**WHAT YOU ARE ASKED TO DO:** Repeat everything from the first line of the listing below through the line that contains "from bokeh.resources import INLINE", exactly. Leave out pictures.

**PROVIDED MATERIAL:**
Start

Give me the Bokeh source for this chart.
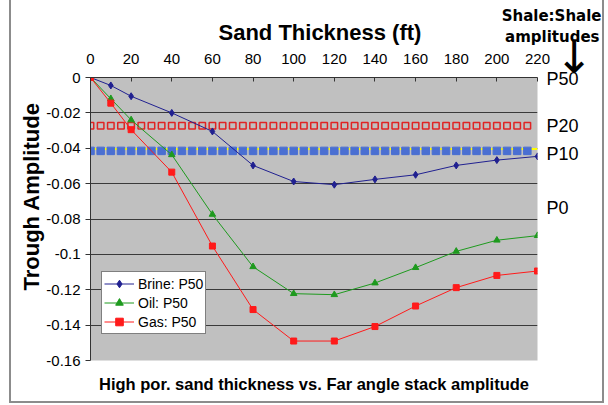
import math
from bokeh.plotting import figure
from bokeh.models import Range1d, FixedTicker, LinearAxis, Title, Legend, LegendItem
from bokeh.embed import file_html
from bokeh.resources import INLINE

# ---- data ----
thickness = [0, 10, 20, 40, 60, 80, 100, 120, 140, 160, 180, 200, 220]
brine_p50 = [0, -0.0045, -0.0106, -0.0200, -0.0305, -0.0497, -0.0588, -0.0606,
             -0.0576, -0.0550, -0.0497, -0.0467, -0.0446]
oil_p50 = [0, -0.0120, -0.0240, -0.0437, -0.0774, -0.1070, -0.1222, -0.1228,
           -0.1162, -0.1075, -0.0983, -0.0920, -0.0894]
gas_p50 = [0, -0.0145, -0.0295, -0.0535, -0.0953, -0.1312, -0.1490, -0.1490,
           -0.1408, -0.1292, -0.1188, -0.1119, -0.1094]

shale_x = [0, 5, 10, 15, 20, 25, 30, 35, 40, 45, 50, 55, 60, 65, 70, 75, 80, 85,
           90, 95, 100, 105, 110, 115, 120, 125, 130, 135, 140, 145, 150, 155,
           160, 165, 170, 175, 180, 185, 190, 195, 200, 205, 210, 215]
shale_p20_value = -0.0273
shale_p10_value = -0.0415
shale_p10_line_value = -0.0404

x_ticks = [0, 20, 40, 60, 80, 100, 120, 140, 160, 180, 200, 220]
y_ticks = [0, -0.02, -0.04, -0.06, -0.08, -0.1, -0.12, -0.14, -0.16]
y_tick_labels = ["0", "-0.02", "-0.04", "-0.06", "-0.08", "-0.1", "-0.12", "-0.14", "-0.16"]

shale_labels = ["P50", "P20", "P10", "P0"]
shale_label_y = [-0.0008, -0.0277, -0.0430, -0.0740]

FONT = "Liberation Sans"
W, H = 608, 405
FRAME_TOP, FRAME_BOTTOM, FRAME_LEFT, FRAME_RIGHT = 77, 360, 90, 537

p = figure(width=W, height=H, x_range=Range1d(0, 220), y_range=Range1d(-0.16, 0),
           x_axis_location="above", output_backend="svg", toolbar_location=None,
           min_border_left=FRAME_LEFT, min_border_right=W - FRAME_RIGHT,
           min_border_top=FRAME_TOP, min_border_bottom=H - FRAME_BOTTOM)
p.background_fill_color = "#C0C0C0"
p.border_fill_color = "white"
p.border_fill_alpha = 0
p.outline_line_color = None
line_css = "linear-gradient(#8c8c8c, #8c8c8c)"
p.styles = {
    "background": (f"{line_css} 9px 0px / 2px 402px no-repeat, "
                   f"{line_css} 602px 0px / 2px 402px no-repeat, "
                   f"{line_css} 9px 401px / 595px 2px no-repeat, white"),
}

p.xgrid.grid_line_color = None
p.ygrid.ticker = FixedTicker(ticks=y_ticks)
p.ygrid.grid_line_color = "#3a3a3a"
p.ygrid.grid_line_width = 1

xa = p.xaxis[0]
xa.ticker = FixedTicker(ticks=x_ticks)
xa.major_tick_in = 4
xa.major_tick_out = 0
xa.minor_tick_line_color = None
xa.axis_line_color = "#333333"
xa.major_tick_line_color = "#333333"
xa.major_label_text_font = FONT
xa.major_label_text_font_size = "15px"
xa.major_label_text_color = "black"
xa.major_label_standoff = 14

ya = p.yaxis[0]
ya.ticker = FixedTicker(ticks=y_ticks)
ya.major_label_overrides = {t: l for t, l in zip(y_ticks, y_tick_labels)}
ya.major_tick_in = 0
ya.major_tick_out = 5
ya.minor_tick_line_color = None
ya.axis_line_color = "#333333"
ya.major_tick_line_color = "#333333"
ya.major_label_text_font = FONT
ya.major_label_text_font_size = "15px"
ya.major_label_text_color = "black"
ya.major_label_standoff = 5

# right-hand P labels of the shale:shale amplitudes
ra = LinearAxis(ticker=FixedTicker(ticks=shale_label_y),
                major_label_overrides={t: l for t, l in zip(shale_label_y, shale_labels)})
ra.axis_line_color = None
ra.major_tick_line_color = None
ra.minor_tick_line_color = None
ra.major_tick_in = 0
ra.major_tick_out = 0
ra.major_label_standoff = 9
ra.major_label_text_font = FONT
ra.major_label_text_font_size = "18px"
ra.major_label_text_color = "black"
p.add_layout(ra, "right")

# shale reference series
p.line(x=[0, 220], y=[shale_p10_line_value, shale_p10_line_value], line_color="#FFFF00", line_width=2)
p.scatter(x=shale_x, y=[shale_p10_value] * len(shale_x), marker="square", size=7.5,
          fill_color="#4A6FD2", line_color="#4A6FD2")
p.scatter(x=shale_x, y=[shale_p20_value] * len(shale_x), marker="square", size=6.5,
          fill_color=None, line_color="#E02424", line_width=1.5)

# main series
bl = p.line(thickness, brine_p50, line_color="#202090", line_width=1)
bm = p.scatter(thickness, brine_p50, marker="diamond", size=7, fill_color="#202090", line_color="#202090")
ol = p.line(thickness, oil_p50, line_color="#1E9A1E", line_width=1)
om = p.scatter(thickness, oil_p50, marker="triangle", size=6.5, fill_color="#1E9A1E", line_color="#1E9A1E")
gl = p.line(thickness, gas_p50, line_color="#FF1A1A", line_width=1)
gm = p.scatter(thickness, gas_p50, marker="square", size=6, fill_color="#FF1A1A", line_color="#FF1A1A")

legend = Legend(items=[LegendItem(label="Brine: P50", renderers=[bl, bm]),
                       LegendItem(label="Oil: P50", renderers=[ol, om]),
                       LegendItem(label="Gas: P50", renderers=[gl, gm])],
                location=(11, 26), orientation="vertical")
legend.label_text_font = FONT
legend.label_text_font_size = "14px"
legend.label_text_color = "black"
legend.glyph_width = 30
legend.glyph_height = 19
legend.label_height = 19
legend.label_standoff = 4
legend.spacing = 0
legend.padding = 2
legend.margin = 0
legend.border_line_color = "black"
legend.border_line_width = 1
legend.background_fill_color = "white"
legend.background_fill_alpha = 1
p.add_layout(legend)


# Titles with negative standoff take no room; they are positioned from the frame edge.
def top_title(text, top_px, size, font=FONT, bold=True, align="left", offset=0.0):
    return Title(text=text, align=align, offset=offset, vertical_align="top",
                 standoff=2.0 * (top_px - FRAME_TOP), text_font=font,
                 text_font_style="bold" if bold else "normal", text_font_size=size,
                 text_color="black")


t_sand = top_title("Sand Thickness (ft)", 19, "22px", align="left", offset=218 - FRAME_LEFT)
t_shale1 = top_title("Shale:Shale", 6.5, "15px", font="DejaVu Sans", align="right",
                     offset=FRAME_RIGHT - 601)
t_shale2 = top_title("amplitudes", 27.5, "15px", font="DejaVu Sans", align="right",
                     offset=FRAME_RIGHT - 599)
t_arrow = top_title("\u2193", 29, "46px", font="DejaVu Sans", bold=False, align="right",
                    offset=FRAME_RIGHT - 593)
p.above = [t_sand, t_shale1, t_shale2, t_arrow] + list(p.above)

t_y = Title(text="Trough Amplitude", align="left", offset=FRAME_BOTTOM - 290,
            vertical_align="top", standoff=2.0 * (18 - FRAME_LEFT), text_font=FONT,
            text_font_style="bold", text_font_size="22px", text_color="black")
p.left = [t_y] + list(p.left)

t_bottom = Title(text="High por. sand thickness vs. Far angle stack amplitude", align="center",
                 vertical_align="bottom", standoff=-2.0 * (392 - FRAME_BOTTOM), text_font=FONT,
                 text_font_style="bold", text_font_size="16.5px", text_color="black")
p.add_layout(t_bottom, "below")

open("out.html", "w").write(file_html(p, INLINE))
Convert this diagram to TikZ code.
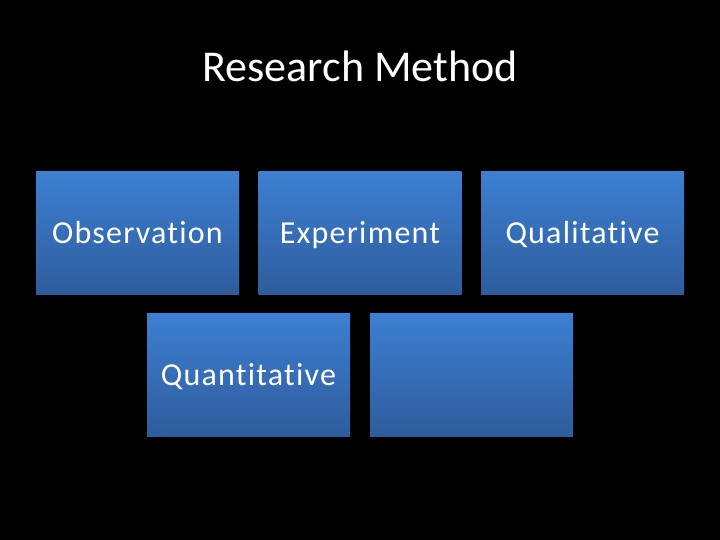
\documentclass[tikz,border=0pt]{standalone}
\usepackage{fontspec}
\setmainfont[Ligatures={NoCommon}]{Carlito}
\newfontfamily\boxfont[Ligatures={NoCommon},LetterSpace=3.8]{Carlito}
\definecolor{boxtop}{HTML}{3D7FD2}
\definecolor{boxbot}{HTML}{2E5C9C}
\begin{document}
\begin{tikzpicture}[x=1pt,y=1pt,
  box/.style={rectangle, minimum width=203pt, minimum height=123pt, inner sep=0pt,
    text height=20.6pt, text depth=0pt,
    top color=boxtop, bottom color=boxbot, draw=none, text=white,
    font=\boxfont\fontsize{32}{36}\selectfont}]
\fill[black] (0,0) rectangle (720,540);
\useasboundingbox (0,0) rectangle (720,540);
\node[text=white, anchor=base, inner sep=0pt, font=\fontsize{44}{50}\selectfont] (title) at (360,458) {Research Method};
\node[box] (obs) at (137.5,306.5) {Observation};
\node[box] (exp) at (360,306.5) {Experiment};
\node[box] (qual) at (582.5,306.5) {Qualitative};
\node[box] (quant) at (248.5,165) {Quantitative};
\node[box] (empty) at (471.5,165) {};
\end{tikzpicture}
\end{document}
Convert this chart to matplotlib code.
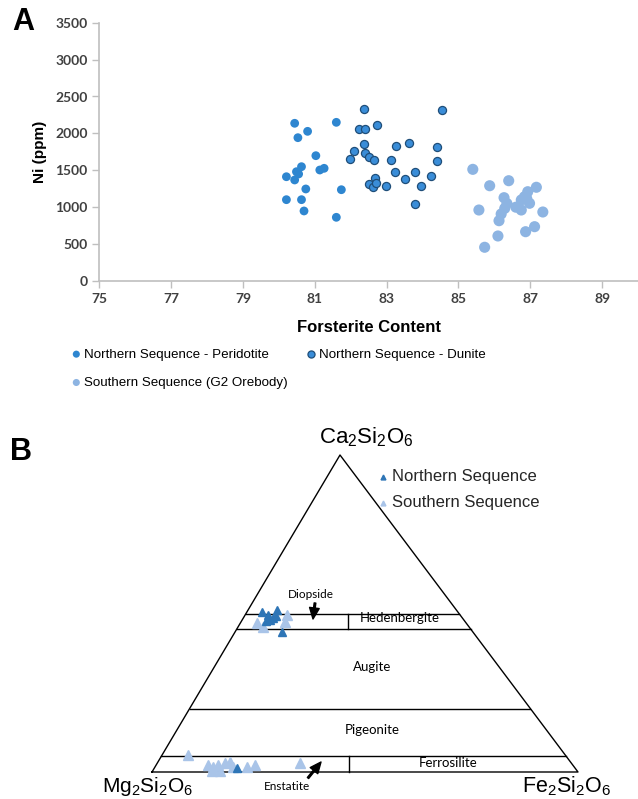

End

**RESULT:**
Give me the Bokeh source for this chart.
import math
from bokeh.plotting import figure
from bokeh.models import Range1d, FixedTicker, LinearAxis, Title, Legend, LegendItem
from bokeh.embed import file_html
from bokeh.resources import INLINE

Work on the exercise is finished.